#### SOURCE RECORDS
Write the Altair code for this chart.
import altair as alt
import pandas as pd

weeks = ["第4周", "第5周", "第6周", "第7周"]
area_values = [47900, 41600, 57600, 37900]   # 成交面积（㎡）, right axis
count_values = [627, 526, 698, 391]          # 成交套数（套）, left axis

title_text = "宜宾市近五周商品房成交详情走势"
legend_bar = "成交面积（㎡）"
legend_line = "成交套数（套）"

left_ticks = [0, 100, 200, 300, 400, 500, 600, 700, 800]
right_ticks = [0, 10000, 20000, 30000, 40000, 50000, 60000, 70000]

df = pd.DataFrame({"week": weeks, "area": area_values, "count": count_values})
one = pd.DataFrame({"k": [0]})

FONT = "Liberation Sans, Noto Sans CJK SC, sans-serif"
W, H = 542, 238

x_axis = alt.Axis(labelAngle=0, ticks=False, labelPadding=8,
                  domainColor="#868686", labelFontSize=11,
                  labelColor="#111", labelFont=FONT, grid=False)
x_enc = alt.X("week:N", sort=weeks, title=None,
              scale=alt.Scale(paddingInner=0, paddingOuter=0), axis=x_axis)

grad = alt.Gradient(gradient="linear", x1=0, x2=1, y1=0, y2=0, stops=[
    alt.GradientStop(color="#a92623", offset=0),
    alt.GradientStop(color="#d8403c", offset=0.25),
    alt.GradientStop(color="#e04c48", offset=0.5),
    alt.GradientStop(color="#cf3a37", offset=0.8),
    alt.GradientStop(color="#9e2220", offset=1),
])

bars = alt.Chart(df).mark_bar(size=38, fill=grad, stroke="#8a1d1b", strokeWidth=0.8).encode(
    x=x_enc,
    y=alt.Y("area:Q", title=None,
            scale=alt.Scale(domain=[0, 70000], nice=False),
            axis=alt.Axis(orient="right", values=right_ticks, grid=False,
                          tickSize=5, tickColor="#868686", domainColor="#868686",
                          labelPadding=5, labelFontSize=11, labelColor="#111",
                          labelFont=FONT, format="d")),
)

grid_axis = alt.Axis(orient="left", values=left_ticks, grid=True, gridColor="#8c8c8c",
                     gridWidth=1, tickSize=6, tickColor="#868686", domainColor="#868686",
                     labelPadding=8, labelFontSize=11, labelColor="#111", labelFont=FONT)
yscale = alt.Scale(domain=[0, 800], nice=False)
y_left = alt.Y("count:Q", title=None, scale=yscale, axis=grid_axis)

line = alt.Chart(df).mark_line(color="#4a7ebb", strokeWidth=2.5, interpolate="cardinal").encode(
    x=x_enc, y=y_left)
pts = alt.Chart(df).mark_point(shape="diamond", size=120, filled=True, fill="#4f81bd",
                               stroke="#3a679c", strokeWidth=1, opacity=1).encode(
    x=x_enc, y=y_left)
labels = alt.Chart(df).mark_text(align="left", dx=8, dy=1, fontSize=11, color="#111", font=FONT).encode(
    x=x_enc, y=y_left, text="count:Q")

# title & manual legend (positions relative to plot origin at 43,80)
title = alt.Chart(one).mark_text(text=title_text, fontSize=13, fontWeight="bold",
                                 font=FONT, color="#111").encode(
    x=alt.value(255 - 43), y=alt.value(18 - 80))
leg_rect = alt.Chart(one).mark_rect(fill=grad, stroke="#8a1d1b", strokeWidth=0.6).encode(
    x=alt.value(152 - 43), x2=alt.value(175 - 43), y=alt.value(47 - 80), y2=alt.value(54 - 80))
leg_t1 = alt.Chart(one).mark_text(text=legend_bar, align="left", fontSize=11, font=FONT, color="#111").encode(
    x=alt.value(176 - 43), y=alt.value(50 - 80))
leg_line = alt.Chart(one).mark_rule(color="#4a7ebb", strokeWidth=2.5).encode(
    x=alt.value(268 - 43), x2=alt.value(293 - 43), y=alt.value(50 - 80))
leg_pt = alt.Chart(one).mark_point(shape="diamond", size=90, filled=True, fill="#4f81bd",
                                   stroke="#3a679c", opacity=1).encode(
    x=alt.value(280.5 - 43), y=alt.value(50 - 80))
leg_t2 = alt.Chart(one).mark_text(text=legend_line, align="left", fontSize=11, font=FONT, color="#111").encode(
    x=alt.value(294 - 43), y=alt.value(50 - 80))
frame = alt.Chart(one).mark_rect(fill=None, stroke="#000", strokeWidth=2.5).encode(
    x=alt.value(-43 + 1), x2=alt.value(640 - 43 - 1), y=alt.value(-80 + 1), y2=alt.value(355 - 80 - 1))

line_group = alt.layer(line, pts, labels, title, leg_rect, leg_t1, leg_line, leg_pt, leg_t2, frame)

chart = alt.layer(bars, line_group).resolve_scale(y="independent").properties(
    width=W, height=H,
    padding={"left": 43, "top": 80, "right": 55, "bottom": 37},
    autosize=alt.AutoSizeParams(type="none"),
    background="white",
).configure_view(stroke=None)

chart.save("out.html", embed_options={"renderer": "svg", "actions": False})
########
#### SOURCE RECORDS
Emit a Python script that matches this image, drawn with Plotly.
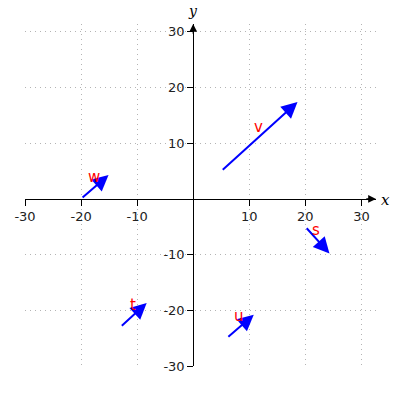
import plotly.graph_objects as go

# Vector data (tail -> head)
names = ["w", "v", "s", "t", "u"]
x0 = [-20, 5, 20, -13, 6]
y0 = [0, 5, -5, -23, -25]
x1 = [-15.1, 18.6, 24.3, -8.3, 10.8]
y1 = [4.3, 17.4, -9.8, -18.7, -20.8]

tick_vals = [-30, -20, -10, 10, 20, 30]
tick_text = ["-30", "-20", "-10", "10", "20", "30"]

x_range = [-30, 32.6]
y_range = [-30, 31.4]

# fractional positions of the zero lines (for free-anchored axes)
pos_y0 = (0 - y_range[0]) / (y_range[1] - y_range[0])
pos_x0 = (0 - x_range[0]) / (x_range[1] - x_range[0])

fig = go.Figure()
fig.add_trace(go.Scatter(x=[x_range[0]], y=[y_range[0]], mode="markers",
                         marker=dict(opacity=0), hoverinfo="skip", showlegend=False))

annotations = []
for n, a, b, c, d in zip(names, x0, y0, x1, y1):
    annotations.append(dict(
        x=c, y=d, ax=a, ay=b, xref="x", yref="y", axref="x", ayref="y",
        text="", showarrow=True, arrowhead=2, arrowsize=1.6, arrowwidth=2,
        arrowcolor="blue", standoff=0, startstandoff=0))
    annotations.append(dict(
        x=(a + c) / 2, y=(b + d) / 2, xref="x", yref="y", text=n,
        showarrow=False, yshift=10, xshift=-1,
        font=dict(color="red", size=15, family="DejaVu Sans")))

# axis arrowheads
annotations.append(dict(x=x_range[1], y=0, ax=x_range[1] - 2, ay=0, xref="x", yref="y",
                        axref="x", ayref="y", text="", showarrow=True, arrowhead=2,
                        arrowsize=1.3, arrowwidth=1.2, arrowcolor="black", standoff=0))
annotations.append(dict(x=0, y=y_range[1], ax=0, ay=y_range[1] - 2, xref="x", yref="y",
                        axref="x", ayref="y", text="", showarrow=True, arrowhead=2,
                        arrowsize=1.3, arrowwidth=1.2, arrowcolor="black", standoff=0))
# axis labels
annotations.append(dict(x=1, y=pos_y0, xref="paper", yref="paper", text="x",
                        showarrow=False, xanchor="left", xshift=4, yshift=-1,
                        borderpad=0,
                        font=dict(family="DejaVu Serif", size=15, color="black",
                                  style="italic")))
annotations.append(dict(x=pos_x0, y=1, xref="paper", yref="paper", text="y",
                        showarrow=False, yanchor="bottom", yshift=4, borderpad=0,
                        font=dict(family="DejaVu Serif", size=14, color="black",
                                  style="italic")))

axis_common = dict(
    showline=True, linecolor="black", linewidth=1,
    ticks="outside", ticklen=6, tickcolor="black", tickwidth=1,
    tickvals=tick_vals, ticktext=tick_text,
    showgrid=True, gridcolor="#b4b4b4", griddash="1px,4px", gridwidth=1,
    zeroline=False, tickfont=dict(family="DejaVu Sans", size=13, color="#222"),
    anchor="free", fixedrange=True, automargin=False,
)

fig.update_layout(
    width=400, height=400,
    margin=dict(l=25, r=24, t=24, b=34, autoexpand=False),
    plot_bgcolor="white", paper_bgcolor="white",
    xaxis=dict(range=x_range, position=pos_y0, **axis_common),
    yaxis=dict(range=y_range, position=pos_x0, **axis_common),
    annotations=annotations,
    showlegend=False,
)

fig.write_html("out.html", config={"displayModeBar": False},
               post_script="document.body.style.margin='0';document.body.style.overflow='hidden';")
########
#### SOURCE RECORDS
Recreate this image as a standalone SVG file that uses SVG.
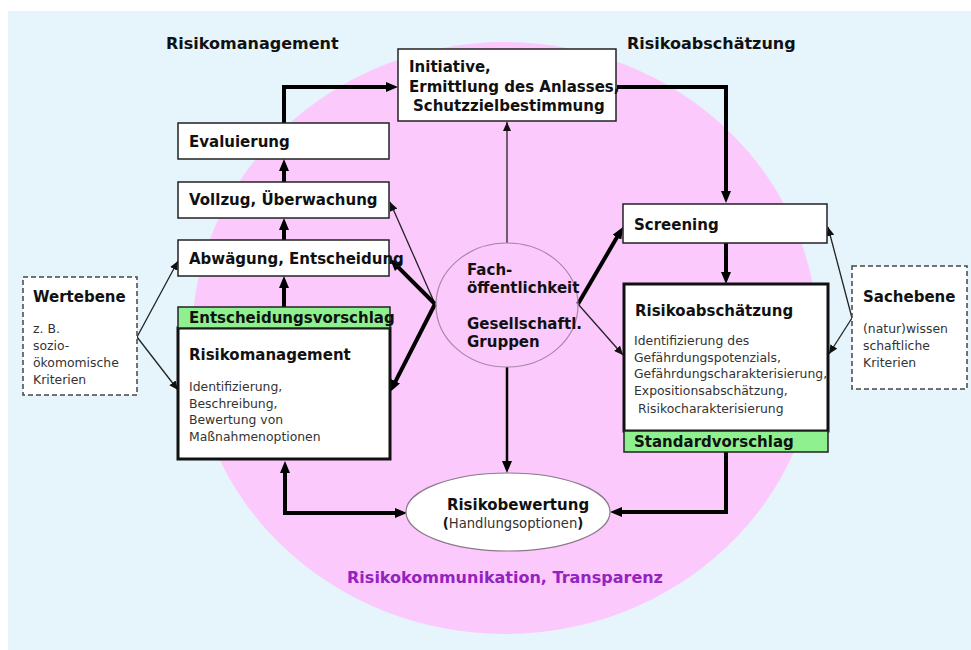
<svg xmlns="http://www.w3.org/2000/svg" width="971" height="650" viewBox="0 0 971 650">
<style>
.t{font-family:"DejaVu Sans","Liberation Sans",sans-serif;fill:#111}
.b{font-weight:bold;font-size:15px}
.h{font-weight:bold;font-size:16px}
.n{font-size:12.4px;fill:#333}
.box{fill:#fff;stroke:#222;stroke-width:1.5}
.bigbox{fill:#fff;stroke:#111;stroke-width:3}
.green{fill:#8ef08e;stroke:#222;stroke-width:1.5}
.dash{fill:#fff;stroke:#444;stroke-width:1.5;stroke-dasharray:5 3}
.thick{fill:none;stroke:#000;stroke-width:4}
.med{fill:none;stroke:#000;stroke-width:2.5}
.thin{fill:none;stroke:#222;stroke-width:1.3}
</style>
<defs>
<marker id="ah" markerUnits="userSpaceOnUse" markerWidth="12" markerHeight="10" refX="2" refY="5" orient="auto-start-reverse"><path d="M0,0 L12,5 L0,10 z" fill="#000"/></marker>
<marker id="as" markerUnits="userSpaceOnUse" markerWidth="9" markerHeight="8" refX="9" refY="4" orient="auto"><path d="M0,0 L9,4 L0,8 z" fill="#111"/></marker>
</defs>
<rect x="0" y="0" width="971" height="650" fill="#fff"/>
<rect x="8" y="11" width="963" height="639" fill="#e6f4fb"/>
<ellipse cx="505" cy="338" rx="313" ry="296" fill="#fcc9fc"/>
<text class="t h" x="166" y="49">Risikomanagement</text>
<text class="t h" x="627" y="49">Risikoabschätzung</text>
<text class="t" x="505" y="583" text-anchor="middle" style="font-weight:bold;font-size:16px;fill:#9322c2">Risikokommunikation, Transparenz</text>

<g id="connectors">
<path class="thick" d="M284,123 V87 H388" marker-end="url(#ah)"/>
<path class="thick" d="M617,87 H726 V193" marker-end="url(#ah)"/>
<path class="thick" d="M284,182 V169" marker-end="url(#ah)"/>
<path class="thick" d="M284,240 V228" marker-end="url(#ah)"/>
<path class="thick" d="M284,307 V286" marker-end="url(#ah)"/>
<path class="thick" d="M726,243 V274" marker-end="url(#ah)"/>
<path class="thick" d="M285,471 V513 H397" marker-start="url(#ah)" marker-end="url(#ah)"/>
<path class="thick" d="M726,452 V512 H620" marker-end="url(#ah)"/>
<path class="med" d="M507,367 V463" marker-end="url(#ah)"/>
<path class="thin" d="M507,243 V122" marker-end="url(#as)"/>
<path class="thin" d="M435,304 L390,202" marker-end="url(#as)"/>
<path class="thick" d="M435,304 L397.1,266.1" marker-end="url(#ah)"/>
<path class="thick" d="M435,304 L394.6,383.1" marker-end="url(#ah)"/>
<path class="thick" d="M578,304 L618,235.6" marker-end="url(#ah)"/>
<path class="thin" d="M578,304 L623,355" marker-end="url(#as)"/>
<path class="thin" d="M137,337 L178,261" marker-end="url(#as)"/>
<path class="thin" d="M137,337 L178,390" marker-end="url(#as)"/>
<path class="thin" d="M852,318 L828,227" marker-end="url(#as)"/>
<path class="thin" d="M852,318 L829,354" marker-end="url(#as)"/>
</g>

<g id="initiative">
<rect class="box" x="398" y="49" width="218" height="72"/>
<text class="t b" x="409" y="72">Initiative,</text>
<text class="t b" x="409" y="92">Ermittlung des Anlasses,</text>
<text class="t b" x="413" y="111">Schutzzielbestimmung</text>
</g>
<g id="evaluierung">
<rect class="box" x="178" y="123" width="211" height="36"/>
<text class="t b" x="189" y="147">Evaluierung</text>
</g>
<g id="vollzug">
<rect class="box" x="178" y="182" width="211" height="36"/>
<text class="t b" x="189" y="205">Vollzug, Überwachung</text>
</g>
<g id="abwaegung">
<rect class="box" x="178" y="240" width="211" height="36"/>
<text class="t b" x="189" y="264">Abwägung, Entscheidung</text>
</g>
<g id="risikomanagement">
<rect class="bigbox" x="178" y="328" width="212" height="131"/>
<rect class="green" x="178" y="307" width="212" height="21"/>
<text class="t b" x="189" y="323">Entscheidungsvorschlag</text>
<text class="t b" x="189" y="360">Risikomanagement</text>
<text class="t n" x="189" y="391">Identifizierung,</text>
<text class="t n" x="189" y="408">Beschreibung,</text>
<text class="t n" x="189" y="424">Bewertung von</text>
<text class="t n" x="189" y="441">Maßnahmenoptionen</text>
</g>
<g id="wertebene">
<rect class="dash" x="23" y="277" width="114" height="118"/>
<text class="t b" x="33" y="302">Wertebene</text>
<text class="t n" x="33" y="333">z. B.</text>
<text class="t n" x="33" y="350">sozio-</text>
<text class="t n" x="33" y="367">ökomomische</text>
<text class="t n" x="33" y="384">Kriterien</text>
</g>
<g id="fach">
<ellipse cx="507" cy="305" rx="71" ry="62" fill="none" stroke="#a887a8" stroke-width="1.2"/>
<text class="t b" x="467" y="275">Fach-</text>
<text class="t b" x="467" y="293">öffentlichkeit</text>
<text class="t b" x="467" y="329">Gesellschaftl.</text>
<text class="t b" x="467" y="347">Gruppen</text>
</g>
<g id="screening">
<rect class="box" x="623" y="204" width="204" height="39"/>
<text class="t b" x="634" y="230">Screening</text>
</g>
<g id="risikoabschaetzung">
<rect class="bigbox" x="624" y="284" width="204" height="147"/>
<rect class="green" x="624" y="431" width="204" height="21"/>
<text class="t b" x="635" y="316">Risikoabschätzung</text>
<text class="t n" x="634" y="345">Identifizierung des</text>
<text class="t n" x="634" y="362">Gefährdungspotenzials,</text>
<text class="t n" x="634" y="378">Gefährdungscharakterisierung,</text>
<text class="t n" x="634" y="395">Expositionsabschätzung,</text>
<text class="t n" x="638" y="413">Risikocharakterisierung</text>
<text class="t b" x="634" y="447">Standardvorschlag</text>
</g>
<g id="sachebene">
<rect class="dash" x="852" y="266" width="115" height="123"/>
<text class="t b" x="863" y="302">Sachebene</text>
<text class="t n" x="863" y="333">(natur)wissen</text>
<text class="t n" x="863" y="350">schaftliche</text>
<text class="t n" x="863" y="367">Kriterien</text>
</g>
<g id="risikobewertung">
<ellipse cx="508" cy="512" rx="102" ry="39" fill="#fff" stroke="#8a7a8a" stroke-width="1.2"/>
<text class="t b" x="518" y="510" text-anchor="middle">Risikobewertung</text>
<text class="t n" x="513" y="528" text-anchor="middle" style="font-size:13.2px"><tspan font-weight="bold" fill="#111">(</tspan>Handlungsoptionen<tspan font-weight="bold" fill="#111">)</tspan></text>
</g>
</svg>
########
### SET PROBLEM:
Print exactly the lines from the line containing "Emit a Python" through the line containing "y_range = [-30, 31.4]", and omit any picture found among them.

### EXPECTED OUTPUT:
Emit a Python script that matches this image, drawn with Plotly.
import plotly.graph_objects as go

# Vector data (tail -> head)
names = ["w", "v", "s", "t", "u"]
x0 = [-20, 5, 20, -13, 6]
y0 = [0, 5, -5, -23, -25]
x1 = [-15.1, 18.6, 24.3, -8.3, 10.8]
y1 = [4.3, 17.4, -9.8, -18.7, -20.8]

tick_vals = [-30, -20, -10, 10, 20, 30]
tick_text = ["-30", "-20", "-10", "10", "20", "30"]

x_range = [-30, 32.6]
y_range = [-30, 31.4]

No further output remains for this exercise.